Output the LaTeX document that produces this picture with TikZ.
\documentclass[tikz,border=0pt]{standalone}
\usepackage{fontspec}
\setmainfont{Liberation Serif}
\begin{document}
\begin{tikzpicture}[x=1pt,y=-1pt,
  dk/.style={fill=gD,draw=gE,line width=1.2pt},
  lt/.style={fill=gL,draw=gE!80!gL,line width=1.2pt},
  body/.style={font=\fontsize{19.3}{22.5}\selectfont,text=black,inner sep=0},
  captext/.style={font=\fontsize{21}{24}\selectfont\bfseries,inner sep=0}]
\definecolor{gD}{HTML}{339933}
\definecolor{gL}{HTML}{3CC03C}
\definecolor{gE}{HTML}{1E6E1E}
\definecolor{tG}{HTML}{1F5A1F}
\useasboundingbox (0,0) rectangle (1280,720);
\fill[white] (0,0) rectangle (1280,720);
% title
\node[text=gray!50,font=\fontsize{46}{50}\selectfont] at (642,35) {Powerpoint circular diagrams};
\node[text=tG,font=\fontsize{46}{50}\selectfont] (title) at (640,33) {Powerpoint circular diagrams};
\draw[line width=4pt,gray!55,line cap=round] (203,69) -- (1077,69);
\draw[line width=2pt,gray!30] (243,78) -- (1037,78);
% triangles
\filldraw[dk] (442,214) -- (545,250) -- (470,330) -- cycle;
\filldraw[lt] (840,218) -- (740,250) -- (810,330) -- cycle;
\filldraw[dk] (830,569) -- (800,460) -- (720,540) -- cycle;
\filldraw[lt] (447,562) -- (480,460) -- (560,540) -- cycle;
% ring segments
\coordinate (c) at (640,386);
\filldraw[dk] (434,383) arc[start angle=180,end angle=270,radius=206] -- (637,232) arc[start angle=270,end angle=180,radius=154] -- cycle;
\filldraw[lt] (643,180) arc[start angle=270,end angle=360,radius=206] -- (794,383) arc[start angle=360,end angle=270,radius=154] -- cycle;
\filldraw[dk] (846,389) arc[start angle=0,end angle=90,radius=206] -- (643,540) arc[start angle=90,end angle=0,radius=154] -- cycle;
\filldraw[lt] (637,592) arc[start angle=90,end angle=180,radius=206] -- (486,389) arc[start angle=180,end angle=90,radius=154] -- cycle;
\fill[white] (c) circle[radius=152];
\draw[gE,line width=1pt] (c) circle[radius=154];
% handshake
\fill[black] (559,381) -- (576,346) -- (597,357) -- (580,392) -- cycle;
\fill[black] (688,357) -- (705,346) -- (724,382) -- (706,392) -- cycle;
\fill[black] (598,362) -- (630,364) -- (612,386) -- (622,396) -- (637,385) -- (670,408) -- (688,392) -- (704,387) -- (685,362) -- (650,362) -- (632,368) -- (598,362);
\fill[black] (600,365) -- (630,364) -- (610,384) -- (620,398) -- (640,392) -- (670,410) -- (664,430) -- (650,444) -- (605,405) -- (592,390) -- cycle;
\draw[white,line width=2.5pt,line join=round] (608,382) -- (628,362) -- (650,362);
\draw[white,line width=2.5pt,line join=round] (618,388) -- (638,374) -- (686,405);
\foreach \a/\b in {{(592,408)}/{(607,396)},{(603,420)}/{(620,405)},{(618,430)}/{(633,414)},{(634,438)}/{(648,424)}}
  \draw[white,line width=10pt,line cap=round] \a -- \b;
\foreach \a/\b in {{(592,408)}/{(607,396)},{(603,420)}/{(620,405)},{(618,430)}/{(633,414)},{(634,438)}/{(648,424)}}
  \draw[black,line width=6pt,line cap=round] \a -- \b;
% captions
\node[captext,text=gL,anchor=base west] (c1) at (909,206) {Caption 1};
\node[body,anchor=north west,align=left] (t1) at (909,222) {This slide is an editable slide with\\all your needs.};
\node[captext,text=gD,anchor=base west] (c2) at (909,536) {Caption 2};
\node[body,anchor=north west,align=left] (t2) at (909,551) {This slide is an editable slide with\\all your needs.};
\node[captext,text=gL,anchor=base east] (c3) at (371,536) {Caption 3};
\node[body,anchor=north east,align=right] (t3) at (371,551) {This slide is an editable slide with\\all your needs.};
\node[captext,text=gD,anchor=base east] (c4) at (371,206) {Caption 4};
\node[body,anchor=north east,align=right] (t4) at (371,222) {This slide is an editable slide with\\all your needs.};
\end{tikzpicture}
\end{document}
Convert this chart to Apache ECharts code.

○ ○ ○ ○

Pick out the lines that contain "with" and copy them.

• Answer to the problem
Output the LaTeX document that produces this picture with TikZ.
\node[body,anchor=north west,align=left] (t1) at (909,222) {This slide is an editable slide with\\all your needs.};
\node[body,anchor=north west,align=left] (t2) at (909,551) {This slide is an editable slide with\\all your needs.};
\node[body,anchor=north east,align=right] (t3) at (371,551) {This slide is an editable slide with\\all your needs.};
\node[body,anchor=north east,align=right] (t4) at (371,222) {This slide is an editable slide with\\all your needs.};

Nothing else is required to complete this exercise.